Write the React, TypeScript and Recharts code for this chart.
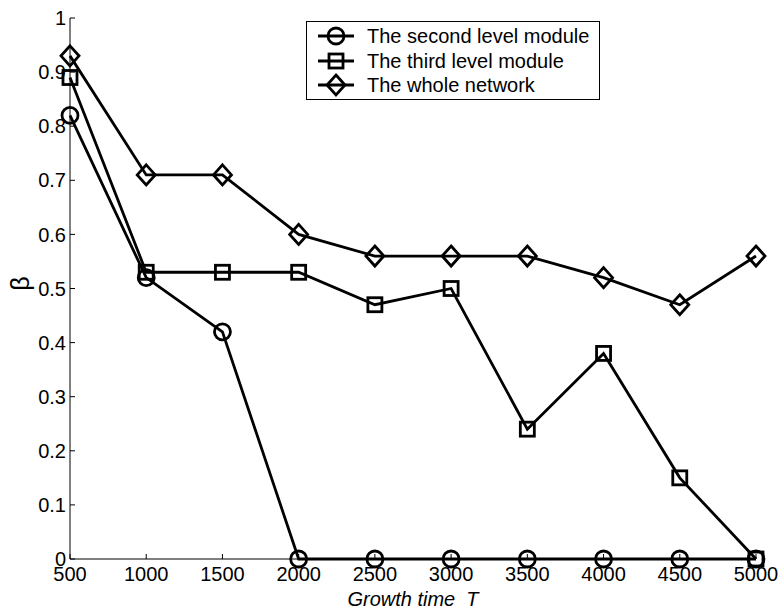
import React from 'react';
import {
  LineChart,
  Line,
  XAxis,
  YAxis,
  Label,
} from 'recharts';

const growthTimes = [500, 1000, 1500, 2000, 2500, 3000, 3500, 4000, 4500, 5000];
const secondLevel = [0.82, 0.52, 0.42, 0, 0, 0, 0, 0, 0, 0];
const thirdLevel = [0.89, 0.53, 0.53, 0.53, 0.47, 0.5, 0.24, 0.38, 0.15, 0];
const wholeNetwork = [0.93, 0.71, 0.71, 0.6, 0.56, 0.56, 0.56, 0.52, 0.47, 0.56];
const yTicks = [0, 0.1, 0.2, 0.3, 0.4, 0.5, 0.6, 0.7, 0.8, 0.9, 1];

const data = growthTimes.map((t, i) => ({
  t,
  second: secondLevel[i],
  third: thirdLevel[i],
  whole: wholeNetwork[i],
}));

const series = [
  { key: 'second', name: 'The second level module', marker: 'circle' },
  { key: 'third', name: 'The third level module', marker: 'square' },
  { key: 'whole', name: 'The whole network', marker: 'diamond' },
];

const FONT = '"Liberation Sans", Arial, sans-serif';
const SW = 2.8;

function Marker({ kind, cx, cy }: { kind: string; cx: number; cy: number }) {
  if (cx == null || cy == null) return null;
  if (kind === 'circle') {
    return <circle cx={cx} cy={cy} r={8} fill="none" stroke="#000" strokeWidth={SW} />;
  }
  if (kind === 'square') {
    return <rect x={cx - 7} y={cy - 7} width={14} height={14} fill="none" stroke="#000" strokeWidth={SW} />;
  }
  return (
    <polygon
      points={`${cx},${cy - 10} ${cx + 9},${cy} ${cx},${cy + 10} ${cx - 9},${cy}`}
      fill="none"
      stroke="#000"
      strokeWidth={SW}
    />
  );
}

function LegendBox() {
  return (
    <div
      style={{
        position: 'absolute',
        left: 306,
        top: 21,
        width: 292,
        border: '1px solid #000',
        background: '#fff',
        padding: '2px 0 1px 0',
        fontFamily: FONT,
        fontSize: 20,
      }}
    >
      {series.map((s) => (
        <div key={s.key} style={{ display: 'flex', alignItems: 'center', height: 24.5 }}>
          <svg width={58} height={24} style={{ overflow: 'visible', flex: 'none' }}>
            <line x1={11} x2={47} y1={12} y2={12} stroke="#000" strokeWidth={SW} />
            <Marker kind={s.marker} cx={29} cy={12} />
          </svg>
          <span style={{ marginLeft: 2, lineHeight: '24px', whiteSpace: 'nowrap' }}>{s.name}</span>
        </div>
      ))}
    </div>
  );
}

export default function App() {
  return (
    <div style={{ position: 'absolute', left: 0, top: 0, width: 781, height: 612, background: '#fff' }}>
      <LineChart
        width={781}
        height={612}
        data={data}
        margin={{ top: 18, right: 25, left: 30, bottom: 23 }}
      >
        <XAxis
          dataKey="t"
          type="number"
          domain={[500, 5000]}
          ticks={growthTimes}
          interval={0}
          height={30}
          stroke="#000"
          tickSize={-5}
          tickMargin={13}
          tick={{ fill: '#000', fontSize: 20, fontFamily: FONT }}
        >
          <Label
            value={'Growth time\u00A0\u00A0T'}
            position="insideBottom"
            offset={-17}
            style={{ fontFamily: FONT, fontSize: 20, fontStyle: 'italic', fill: '#000' }}
          />
        </XAxis>
        <XAxis
          xAxisId="top"
          dataKey="t"
          type="number"
          orientation="top"
          domain={[500, 5000]}
          ticks={growthTimes}
          height={0}
          stroke="#000"
          tickSize={-5}
          tickFormatter={() => ''}
        />
        <YAxis
          type="number"
          domain={[0, 1]}
          ticks={yTicks}
          interval={0}
          width={40}
          stroke="#000"
          tickSize={-5}
          tickMargin={9}
          tickFormatter={(v: number) => String(Math.round(v * 10) / 10)}
          tick={{ fill: '#000', fontSize: 20, fontFamily: FONT }}
        >
          <Label
            content={(props: any) => {
              const vb = props.viewBox || {};
              const x = vb.x - 1;
              const y = vb.y + vb.height / 2 - 5;
              return (
                <text
                  x={x}
                  y={y}
                  transform={`rotate(-90 ${x} ${y})`}
                  textAnchor="middle"
                  fontFamily={FONT}
                  fontSize={25}
                  fill="#000"
                >
                  β
                </text>
              );
            }}
          />
        </YAxis>
        <YAxis
          yAxisId="right"
          orientation="right"
          type="number"
          domain={[0, 1]}
          ticks={yTicks}
          width={0}
          stroke="#000"
          tickSize={-5}
          tickFormatter={() => ''}
        />
        {series.map((s) => (
          <Line
            key={s.key}
            dataKey={s.key}
            name={s.name}
            type="linear"
            stroke="#000"
            strokeWidth={SW}
            isAnimationActive={false}
            dot={(p: any) => <Marker key={`${s.key}-${p.index}`} kind={s.marker} cx={p.cx} cy={p.cy} />}
            activeDot={false}
          />
        ))}
      </LineChart>
      <LegendBox />
    </div>
  );
}
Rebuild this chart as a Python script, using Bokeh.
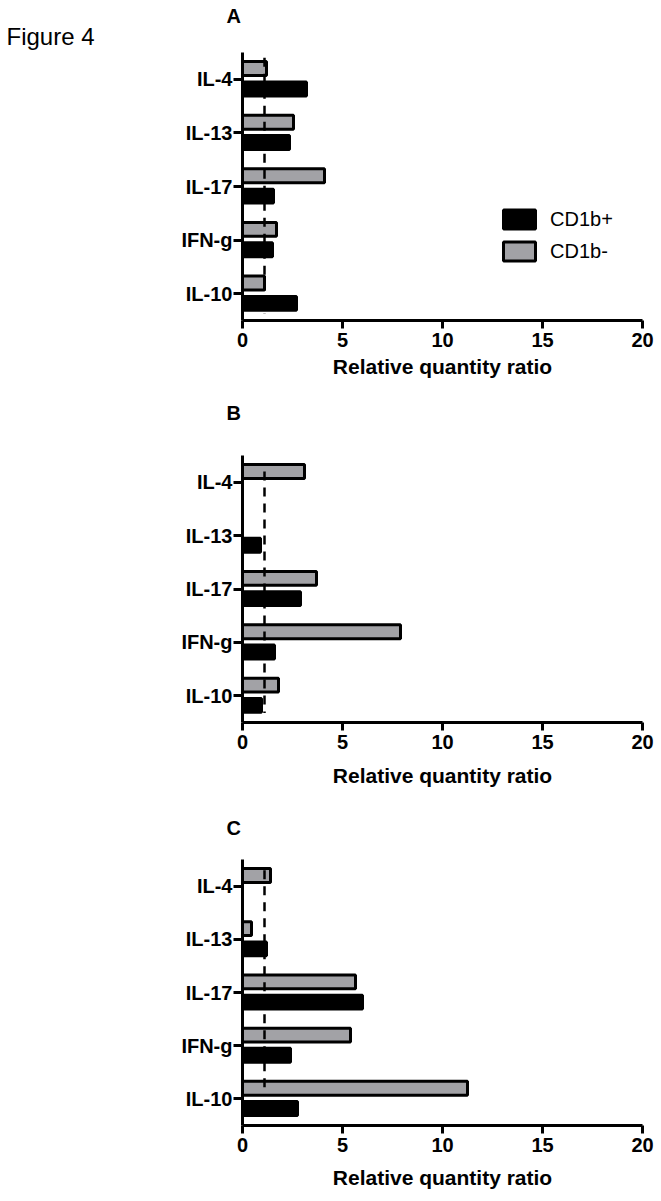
········
# BRIEF
Each record should be quoted exactly, with the images omitted.

# RESPONSE BELOW
Write the React, TypeScript and Recharts code for this chart.
import React from 'react';
import {
  LineChart,
  Line,
  XAxis,
  YAxis,
  Label,
} from 'recharts';

const growthTimes = [500, 1000, 1500, 2000, 2500, 3000, 3500, 4000, 4500, 5000];
const secondLevel = [0.82, 0.52, 0.42, 0, 0, 0, 0, 0, 0, 0];
const thirdLevel = [0.89, 0.53, 0.53, 0.53, 0.47, 0.5, 0.24, 0.38, 0.15, 0];
const wholeNetwork = [0.93, 0.71, 0.71, 0.6, 0.56, 0.56, 0.56, 0.52, 0.47, 0.56];
const yTicks = [0, 0.1, 0.2, 0.3, 0.4, 0.5, 0.6, 0.7, 0.8, 0.9, 1];

const data = growthTimes.map((t, i) => ({
  t,
  second: secondLevel[i],
  third: thirdLevel[i],
  whole: wholeNetwork[i],
}));

const series = [
  { key: 'second', name: 'The second level module', marker: 'circle' },
  { key: 'third', name: 'The third level module', marker: 'square' },
  { key: 'whole', name: 'The whole network', marker: 'diamond' },
];

const FONT = '"Liberation Sans", Arial, sans-serif';
const SW = 2.8;

function Marker({ kind, cx, cy }: { kind: string; cx: number; cy: number }) {
  if (cx == null || cy == null) return null;
  if (kind === 'circle') {
    return <circle cx={cx} cy={cy} r={8} fill="none" stroke="#000" strokeWidth={SW} />;
  }
  if (kind === 'square') {
    return <rect x={cx - 7} y={cy - 7} width={14} height={14} fill="none" stroke="#000" strokeWidth={SW} />;
  }
  return (
    <polygon
      points={`${cx},${cy - 10} ${cx + 9},${cy} ${cx},${cy + 10} ${cx - 9},${cy}`}
      fill="none"
      stroke="#000"
      strokeWidth={SW}
    />
  );
}

function LegendBox() {
  return (
    <div
      style={{
        position: 'absolute',
        left: 306,
        top: 21,
        width: 292,
        border: '1px solid #000',
        background: '#fff',
        padding: '2px 0 1px 0',
        fontFamily: FONT,
        fontSize: 20,
      }}
    >
      {series.map((s) => (
        <div key={s.key} style={{ display: 'flex', alignItems: 'center', height: 24.5 }}>
          <svg width={58} height={24} style={{ overflow: 'visible', flex: 'none' }}>
            <line x1={11} x2={47} y1={12} y2={12} stroke="#000" strokeWidth={SW} />
            <Marker kind={s.marker} cx={29} cy={12} />
          </svg>
          <span style={{ marginLeft: 2, lineHeight: '24px', whiteSpace: 'nowrap' }}>{s.name}</span>
        </div>
      ))}
    </div>
  );
}

export default function App() {
  return (
    <div style={{ position: 'absolute', left: 0, top: 0, width: 781, height: 612, background: '#fff' }}>
      <LineChart
        width={781}
        height={612}
        data={data}
        margin={{ top: 18, right: 25, left: 30, bottom: 23 }}
      >
        <XAxis
          dataKey="t"
          type="number"
          domain={[500, 5000]}
          ticks={growthTimes}
          interval={0}
          height={30}
          stroke="#000"
          tickSize={-5}
          tickMargin={13}
          tick={{ fill: '#000', fontSize: 20, fontFamily: FONT }}
        >
          <Label
            value={'Growth time\u00A0\u00A0T'}
            position="insideBottom"
            offset={-17}
            style={{ fontFamily: FONT, fontSize: 20, fontStyle: 'italic', fill: '#000' }}
          />
        </XAxis>
        <XAxis
          xAxisId="top"
          dataKey="t"
          type="number"
          orientation="top"
          domain={[500, 5000]}
          ticks={growthTimes}
          height={0}
          stroke="#000"
          tickSize={-5}
          tickFormatter={() => ''}
        />
        <YAxis
          type="number"
          domain={[0, 1]}
          ticks={yTicks}
          interval={0}
          width={40}
          stroke="#000"
          tickSize={-5}
          tickMargin={9}
          tickFormatter={(v: number) => String(Math.round(v * 10) / 10)}
          tick={{ fill: '#000', fontSize: 20, fontFamily: FONT }}
        >
          <Label
            content={(props: any) => {
              const vb = props.viewBox || {};
              const x = vb.x - 1;
              const y = vb.y + vb.height / 2 - 5;
              return (
                <text
                  x={x}
                  y={y}
                  transform={`rotate(-90 ${x} ${y})`}
                  textAnchor="middle"
                  fontFamily={FONT}
                  fontSize={25}
                  fill="#000"
                >
                  β
                </text>
              );
            }}
          />
        </YAxis>
        <YAxis
          yAxisId="right"
          orientation="right"
          type="number"
          domain={[0, 1]}
          ticks={yTicks}
          width={0}
          stroke="#000"
          tickSize={-5}
          tickFormatter={() => ''}
        />
        {series.map((s) => (
          <Line
            key={s.key}
            dataKey={s.key}
            name={s.name}
            type="linear"
            stroke="#000"
            strokeWidth={SW}
            isAnimationActive={false}
            dot={(p: any) => <Marker key={`${s.key}-${p.index}`} kind={s.marker} cx={p.cx} cy={p.cy} />}
            activeDot={false}
          />
        ))}
      </LineChart>
      <LegendBox />
    </div>
  );
}
Rebuild this chart as a Python script, using Bokeh.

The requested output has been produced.